This is a piece of writing that I have tried working on a bit tonight–it is the idea for my first D&D 4th Edition character. I am trying to conceptualize an Avenger and the initial foray into 4e has me sort of scrambling. I am having difficulty conceptualizing a race and god–I owe the majority of this issue to my inexperience with 4e and a stubborn mind resisting learning a new setting/system. I will, however, state that I do not like how little information there is about the races and the gods for 4e thus far.

His Morning

Most mornings were spent the same—rise, rinse, recite. The musk of burning potpourri made his lips sticky—it was the taste of morning to him. The masters thrived on routine. He learned to stomach it. This morning was exactly the same in every regard—weak citrus colors ebbed across his face and walls through the stained glass clerestory. He wet his lips, tasting the earthiness, and starred at the intricate glasswork. The scene was always inspiring in the morning.

There was a knock at the door. He stood quickly, almost alarmed, as this was an oddity he could not remember experiencing before. Quickly he reached for his morning attire, a robe colored with the rainbow of a peacock—it was barely on before the feeble wooden latch, apparently meant to grant privacy and a false sense of security, levitated independently. The door opened quicker than necessary and through it strode the impressive figure of Master Oriel. His face was drained of color—it was not apparent if a startled waking or the inability to fall asleep was the culprit.

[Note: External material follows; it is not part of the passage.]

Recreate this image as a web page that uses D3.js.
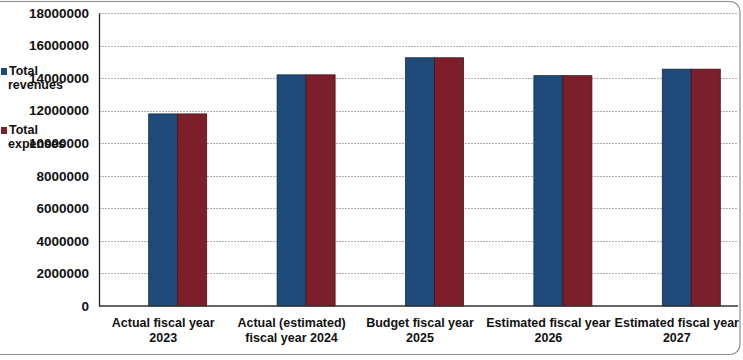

The puzzling morning, hurried conversations, and lack of recitations was but a blur to him. They talked of new information about The Chaos Scar. They droned on about duty and responsibility and commitment to the cause. They whispered conjectures, theories, and gossip just as they do when someone discovers the temple. They revealed the truth—he was, as stated between the lines, expendable. There were others with more extensive training—they were working on more important matters. There were others with more promise—they were busy obliging the Master’s every command. There were others with more personality—they were eagerly pouring honey into the Master’s ears. He chose not to play favorites. He chose not to engage in politics. He chose not to show too much ambition. He chose his lot long before this morning.